§ Exercise task
Write the lines out again, from the top of the material to the line containing "from matplotlib.lines import Line2D", pictures excluded.

-------- Information shown --------

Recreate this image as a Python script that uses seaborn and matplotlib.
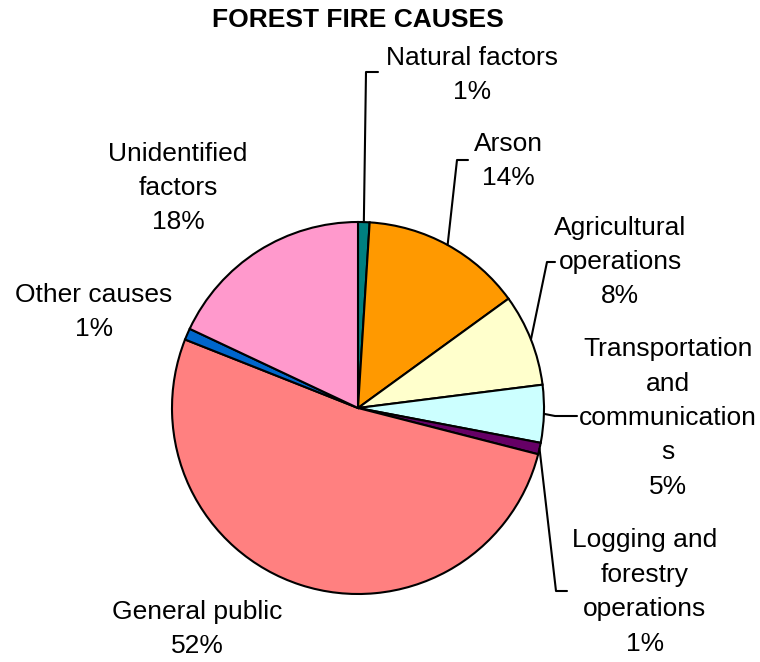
import matplotlib
matplotlib.use('Agg')
import matplotlib.pyplot as plt
import numpy as np
import seaborn as sns
from matplotlib.lines import Line2D

causes = ['Natural factors', 'Arson', 'Agricultural operations',
          'Transportation and communications', 'Logging and forestry operations',
          'General public', 'Other causes', 'Unidentified factors']
label_texts = ['Natural factors', 'Arson', 'Agricultural\noperations',
               'Transportation\nand\ncommunication\ns', 'Logging and\nforestry\noperations',
               'General public', 'Other causes', 'Unidentified\nfactors']
shares = [1, 14, 8, 5, 1, 52, 1, 18]
colors = ['#008080', '#FF9900', '#FFFFCC', '#CCFFFF', '#660066',
          '#FF8080', '#0066CC', '#FF99CC']

sns.set_theme(style='white')
plt.rcParams['font.family'] = ['Liberation Sans', 'DejaVu Sans']

W, H = 760, 662
cx, cy, R = 358, 408, 186

fig = plt.figure(figsize=(W / 100, H / 100), dpi=100)
fig.patch.set_facecolor('white')
ax = fig.add_axes([(cx - R) / W, (H - cy - R) / H, 2 * R / W, 2 * R / H])
ax.pie(shares, colors=colors, startangle=90, counterclock=False, radius=1,
       wedgeprops=dict(edgecolor='black', linewidth=1.5))
ax.set_xlim(-1, 1)
ax.set_ylim(-1, 1)
ax.set_aspect('equal')
ax.axis('off')

fig.text(cx / W, 1 - 20 / H, 'FOREST FIRE CAUSES', ha='center', va='center',
         fontsize=19, fontweight='bold', color='black')

# label block centres (pixels from top-left) and leader line bends
text_pos = [(472, 75), (508, 161), (620, 262), (668, 418), (645, 592),
            (197, 629), (94, 312), (178, 188)]
leaders = [[(366, 72), (378, 72)], [(457, 160), (468, 160)],
           [(547, 262), (555, 262)], [(555, 416), (577, 416)],
           [(556, 591), (567, 591)], None, None, None]

total = sum(shares)
cum = 0
for i, v in enumerate(shares):
    mid = np.deg2rad(90 - 360 * (cum + v / 2) / total)
    cum += v
    tx, ty = text_pos[i]
    fig.text(tx / W, 1 - ty / H, f'{label_texts[i]}\n{v}%', ha='center',
             va='center', fontsize=19, linespacing=1.55, multialignment='center',
             color='black')
    if leaders[i] is not None:
        ex, ey = cx + R * np.cos(mid), cy - R * np.sin(mid)
        pts = [(ex, ey)] + leaders[i]
        xs = [p[0] for p in pts]
        ys = [H - p[1] for p in pts]
        fig.add_artist(Line2D(xs, ys, color='black', lw=1.5, transform=None))

fig.savefig('out.png', dpi=100, facecolor='white')
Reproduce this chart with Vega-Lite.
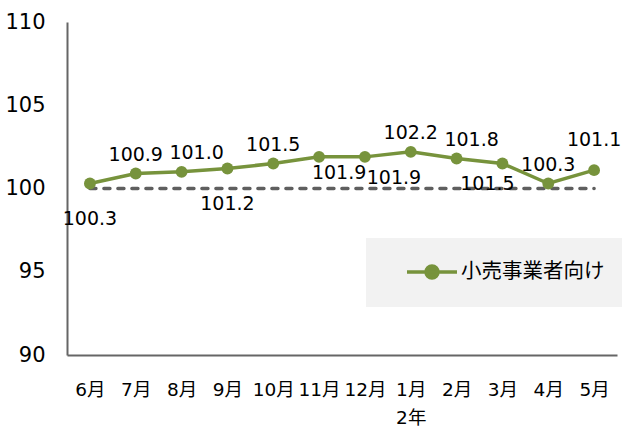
{
  "$schema": "https://vega.github.io/schema/vega-lite/v6.json",
  "autosize": "none",
  "width": 550,
  "height": 333,
  "padding": {"left": 67, "top": 22, "right": 5, "bottom": 75},
  "background": "white",
  "config": {
    "view": {"stroke": null},
    "font": "DejaVu Sans, Noto Sans CJK JP",
    "text": {"font": "DejaVu Sans, Noto Sans CJK JP", "fontSize": 19, "fill": "#000000", "baseline": "middle", "align": "center"}
  },
  "data": {
    "values": [
      {"month": "6月", "value": 100.3, "base": 100, "series": "小売事業者向け"},
      {"month": "7月", "value": 100.9, "base": 100, "series": "小売事業者向け"},
      {"month": "8月", "value": 101.0, "base": 100, "series": "小売事業者向け"},
      {"month": "9月", "value": 101.2, "base": 100, "series": "小売事業者向け"},
      {"month": "10月", "value": 101.5, "base": 100, "series": "小売事業者向け"},
      {"month": "11月", "value": 101.9, "base": 100, "series": "小売事業者向け"},
      {"month": "12月", "value": 101.9, "base": 100, "series": "小売事業者向け"},
      {"month": "1月", "value": 102.2, "base": 100, "series": "小売事業者向け"},
      {"month": "2月", "value": 101.8, "base": 100, "series": "小売事業者向け"},
      {"month": "3月", "value": 101.5, "base": 100, "series": "小売事業者向け"},
      {"month": "4月", "value": 100.3, "base": 100, "series": "小売事業者向け"},
      {"month": "5月", "value": 101.1, "base": 100, "series": "小売事業者向け"}
    ]
  },
  "encoding": {
    "x": {
      "field": "month", "type": "ordinal", "sort": null,
      "scale": {"type": "point", "padding": 0.5},
      "axis": {
        "title": null, "labelAngle": 0, "ticks": false, "grid": false,
        "domainColor": "#666666", "domainWidth": 2,
        "labelFontSize": 18.5, "labelColor": "#000000", "labelPadding": 25,
        "labelLineHeight": 28, "labelFont": "DejaVu Sans, Noto Sans CJK JP",
        "labelExpr": "datum.value == '1月' ? ['1月', '2年'] : datum.value"
      }
    },
    "y": {
      "type": "quantitative",
      "scale": {"domain": [90, 110], "nice": false, "zero": false},
      "axis": {
        "title": null, "values": [90, 95, 100, 105, 110], "ticks": false, "grid": false,
        "domainColor": "#666666", "domainWidth": 2,
        "labelFontSize": 21, "labelColor": "#000000", "labelPadding": 22,
        "labelFont": "DejaVu Sans"
      }
    }
  },
  "layer": [
    {
      "mark": {"type": "line", "stroke": "#5f5f5f", "strokeWidth": 3.5, "strokeDash": [6, 8], "strokeCap": "round"},
      "encoding": {"y": {"field": "base", "type": "quantitative"}}
    },
    {
      "mark": {"type": "line", "strokeWidth": 3.5},
      "encoding": {
        "y": {"field": "value", "type": "quantitative"},
        "color": {
          "field": "series", "type": "nominal",
          "scale": {"range": ["#77933C"]},
          "legend": {
            "title": null, "orient": "none", "legendX": 299, "legendY": 216,
            "fillColor": "#F2F2F2", "padding": 22,
            "labelFontSize": 20.5, "labelColor": "#000000", "labelFont": "Noto Sans CJK JP",
            "labelOffset": 49,
            "symbolType": "M0.7,0H5.7M3.8,0A0.6,0.6 0 1 1 2.6,0A0.6,0.6 0 1 1 3.8,0Z",
            "symbolSize": 400, "symbolStrokeWidth": 3.5,
            "symbolFillColor": "#77933C", "symbolStrokeColor": "#77933C",
            "encode": {"symbols": {"update": {"fill": {"value": "#77933C"}, "stroke": {"value": "#77933C"}, "strokeWidth": {"value": 3.5}, "opacity": {"value": 1}}}}
          }
        }
      }
    },
    {
      "mark": {"type": "point", "filled": true, "size": 140, "opacity": 1},
      "encoding": {
        "y": {"field": "value", "type": "quantitative"},
        "color": {"field": "series", "type": "nominal"}
      }
    },
    {
      "transform": [{"filter": {"field": "month", "oneOf": ["7月", "10月", "1月", "4月"]}}],
      "mark": {"type": "text", "dy": -19},
      "encoding": {"y": {"field": "value", "type": "quantitative"}, "text": {"field": "value", "type": "quantitative", "format": ".1f"}}
    },
    {
      "transform": [{"filter": {"field": "month", "oneOf": ["8月", "2月"]}}],
      "mark": {"type": "text", "dx": 15, "dy": -19},
      "encoding": {"y": {"field": "value", "type": "quantitative"}, "text": {"field": "value", "type": "quantitative", "format": ".1f"}}
    },
    {
      "transform": [{"filter": {"field": "month", "oneOf": ["5月"]}}],
      "mark": {"type": "text", "dy": -30},
      "encoding": {"y": {"field": "value", "type": "quantitative"}, "text": {"field": "value", "type": "quantitative", "format": ".1f"}}
    },
    {
      "transform": [{"filter": {"field": "month", "oneOf": ["6月", "9月"]}}],
      "mark": {"type": "text", "dy": 35},
      "encoding": {"y": {"field": "value", "type": "quantitative"}, "text": {"field": "value", "type": "quantitative", "format": ".1f"}}
    },
    {
      "transform": [{"filter": {"field": "month", "oneOf": ["11月"]}}],
      "mark": {"type": "text", "dx": 20, "dy": 16},
      "encoding": {"y": {"field": "value", "type": "quantitative"}, "text": {"field": "value", "type": "quantitative", "format": ".1f"}}
    },
    {
      "transform": [{"filter": {"field": "month", "oneOf": ["12月"]}}],
      "mark": {"type": "text", "dx": 29, "dy": 21},
      "encoding": {"y": {"field": "value", "type": "quantitative"}, "text": {"field": "value", "type": "quantitative", "format": ".1f"}}
    },
    {
      "transform": [{"filter": {"field": "month", "oneOf": ["3月"]}}],
      "mark": {"type": "text", "dx": -15, "dy": 20},
      "encoding": {"y": {"field": "value", "type": "quantitative"}, "text": {"field": "value", "type": "quantitative", "format": ".1f"}}
    }
  ]
}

--------

§ Solution
Recreate this image as a Python script that uses seaborn and matplotlib.
import matplotlib
matplotlib.use('Agg')
import matplotlib.pyplot as plt
import numpy as np
import seaborn as sns
from matplotlib.lines import Line2D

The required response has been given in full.